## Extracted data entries
* * * * *

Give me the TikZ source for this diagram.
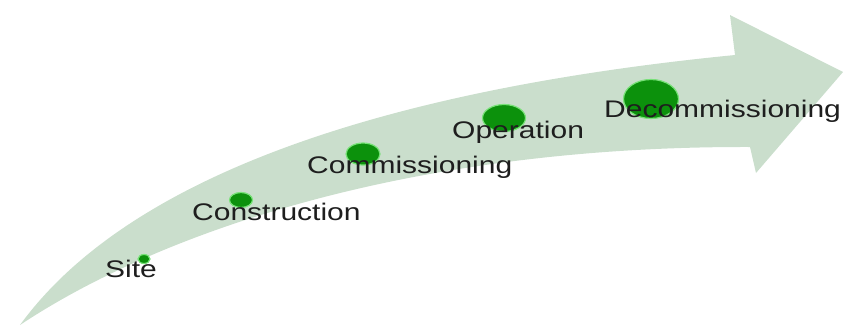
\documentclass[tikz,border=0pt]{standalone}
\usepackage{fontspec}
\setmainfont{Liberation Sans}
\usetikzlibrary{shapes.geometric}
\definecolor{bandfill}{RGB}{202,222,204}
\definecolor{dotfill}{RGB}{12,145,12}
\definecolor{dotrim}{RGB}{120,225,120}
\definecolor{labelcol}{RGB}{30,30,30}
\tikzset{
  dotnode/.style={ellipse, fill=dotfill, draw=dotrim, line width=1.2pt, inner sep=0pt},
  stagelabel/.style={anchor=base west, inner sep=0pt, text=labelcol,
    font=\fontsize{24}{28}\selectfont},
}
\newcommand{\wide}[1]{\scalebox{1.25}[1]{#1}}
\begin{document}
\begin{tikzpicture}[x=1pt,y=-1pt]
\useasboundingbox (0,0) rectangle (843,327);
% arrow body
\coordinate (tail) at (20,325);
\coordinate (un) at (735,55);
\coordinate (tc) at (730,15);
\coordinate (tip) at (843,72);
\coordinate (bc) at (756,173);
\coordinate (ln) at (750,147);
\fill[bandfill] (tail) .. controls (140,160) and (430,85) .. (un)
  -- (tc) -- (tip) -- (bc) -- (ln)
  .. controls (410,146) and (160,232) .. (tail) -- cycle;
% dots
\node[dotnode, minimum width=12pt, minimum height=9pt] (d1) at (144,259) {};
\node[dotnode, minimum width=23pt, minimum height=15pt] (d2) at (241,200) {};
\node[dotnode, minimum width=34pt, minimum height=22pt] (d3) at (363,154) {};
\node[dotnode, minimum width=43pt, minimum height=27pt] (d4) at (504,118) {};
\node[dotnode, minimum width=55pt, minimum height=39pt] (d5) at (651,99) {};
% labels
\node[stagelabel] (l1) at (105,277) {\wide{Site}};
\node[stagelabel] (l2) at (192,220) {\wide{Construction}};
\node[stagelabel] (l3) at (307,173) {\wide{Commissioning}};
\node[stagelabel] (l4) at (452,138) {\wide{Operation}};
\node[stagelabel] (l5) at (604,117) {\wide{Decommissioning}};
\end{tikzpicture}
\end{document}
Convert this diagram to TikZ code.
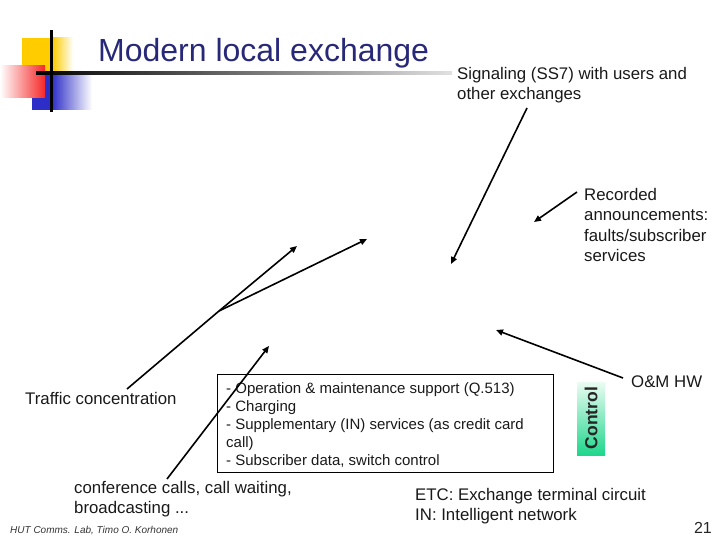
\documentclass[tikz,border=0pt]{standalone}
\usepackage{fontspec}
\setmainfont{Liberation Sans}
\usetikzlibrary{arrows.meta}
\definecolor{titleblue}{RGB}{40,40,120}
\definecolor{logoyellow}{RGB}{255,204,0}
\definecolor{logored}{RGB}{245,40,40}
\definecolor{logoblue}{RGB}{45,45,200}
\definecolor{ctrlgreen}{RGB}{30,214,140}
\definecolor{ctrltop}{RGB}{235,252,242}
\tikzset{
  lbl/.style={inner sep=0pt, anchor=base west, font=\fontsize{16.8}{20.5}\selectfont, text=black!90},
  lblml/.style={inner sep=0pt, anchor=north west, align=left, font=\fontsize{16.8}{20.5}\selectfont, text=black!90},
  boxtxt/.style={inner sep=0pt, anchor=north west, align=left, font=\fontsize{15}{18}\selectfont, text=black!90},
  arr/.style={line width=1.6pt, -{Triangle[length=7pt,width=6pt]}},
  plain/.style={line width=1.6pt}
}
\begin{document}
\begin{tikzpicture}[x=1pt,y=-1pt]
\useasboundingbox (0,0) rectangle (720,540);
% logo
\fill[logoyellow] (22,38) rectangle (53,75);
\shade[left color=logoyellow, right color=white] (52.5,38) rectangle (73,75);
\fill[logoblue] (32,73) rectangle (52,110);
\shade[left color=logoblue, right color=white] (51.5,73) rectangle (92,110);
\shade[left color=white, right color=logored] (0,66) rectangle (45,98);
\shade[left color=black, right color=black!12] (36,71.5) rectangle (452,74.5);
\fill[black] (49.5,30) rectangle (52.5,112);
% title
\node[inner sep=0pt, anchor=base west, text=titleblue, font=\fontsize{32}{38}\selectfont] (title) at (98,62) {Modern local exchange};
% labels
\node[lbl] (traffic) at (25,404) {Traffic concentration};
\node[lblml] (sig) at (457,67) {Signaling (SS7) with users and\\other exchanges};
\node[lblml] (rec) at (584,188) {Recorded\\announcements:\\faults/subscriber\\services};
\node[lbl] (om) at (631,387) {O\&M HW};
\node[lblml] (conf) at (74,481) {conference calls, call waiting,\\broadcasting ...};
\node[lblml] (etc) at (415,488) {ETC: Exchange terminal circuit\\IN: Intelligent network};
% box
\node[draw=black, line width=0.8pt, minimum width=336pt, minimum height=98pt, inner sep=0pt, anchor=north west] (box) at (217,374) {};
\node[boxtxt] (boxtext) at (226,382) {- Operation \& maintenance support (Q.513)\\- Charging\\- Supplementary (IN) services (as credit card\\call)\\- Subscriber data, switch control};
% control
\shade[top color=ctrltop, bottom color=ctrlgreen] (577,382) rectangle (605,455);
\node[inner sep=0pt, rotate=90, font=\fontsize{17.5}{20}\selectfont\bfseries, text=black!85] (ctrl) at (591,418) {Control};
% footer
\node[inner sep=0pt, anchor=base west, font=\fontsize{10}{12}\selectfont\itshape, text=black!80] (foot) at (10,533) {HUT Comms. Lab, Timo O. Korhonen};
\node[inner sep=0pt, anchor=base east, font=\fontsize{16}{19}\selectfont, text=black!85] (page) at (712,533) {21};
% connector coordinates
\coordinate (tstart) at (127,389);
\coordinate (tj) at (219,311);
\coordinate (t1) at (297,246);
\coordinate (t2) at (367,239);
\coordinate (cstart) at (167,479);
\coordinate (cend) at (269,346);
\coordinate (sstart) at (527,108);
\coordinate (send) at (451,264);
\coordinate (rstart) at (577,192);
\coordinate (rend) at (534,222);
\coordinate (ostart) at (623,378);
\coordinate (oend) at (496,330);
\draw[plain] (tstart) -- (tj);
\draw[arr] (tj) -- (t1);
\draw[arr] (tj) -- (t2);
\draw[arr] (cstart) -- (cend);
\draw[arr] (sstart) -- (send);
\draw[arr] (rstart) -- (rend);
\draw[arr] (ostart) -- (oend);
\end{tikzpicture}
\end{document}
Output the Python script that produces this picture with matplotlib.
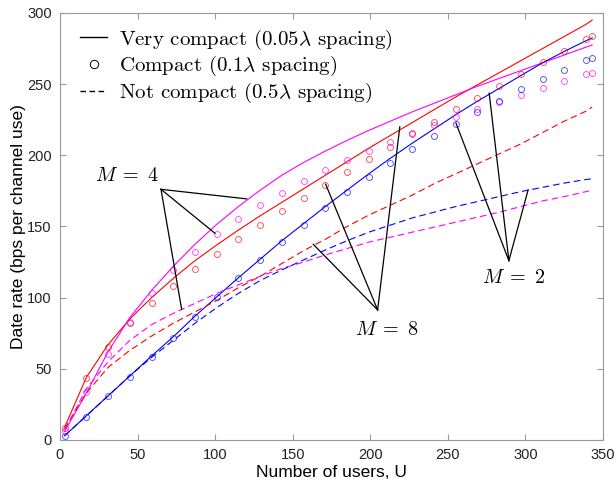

* * * * *

## GIVEN EXERCISE
Show every line that contains the word "with".

## COMPLETE ANSWER
\node[lblml] (sig) at (457,67) {Signaling (SS7) with users and\\other exchanges};
Output the Python script that produces this picture with matplotlib.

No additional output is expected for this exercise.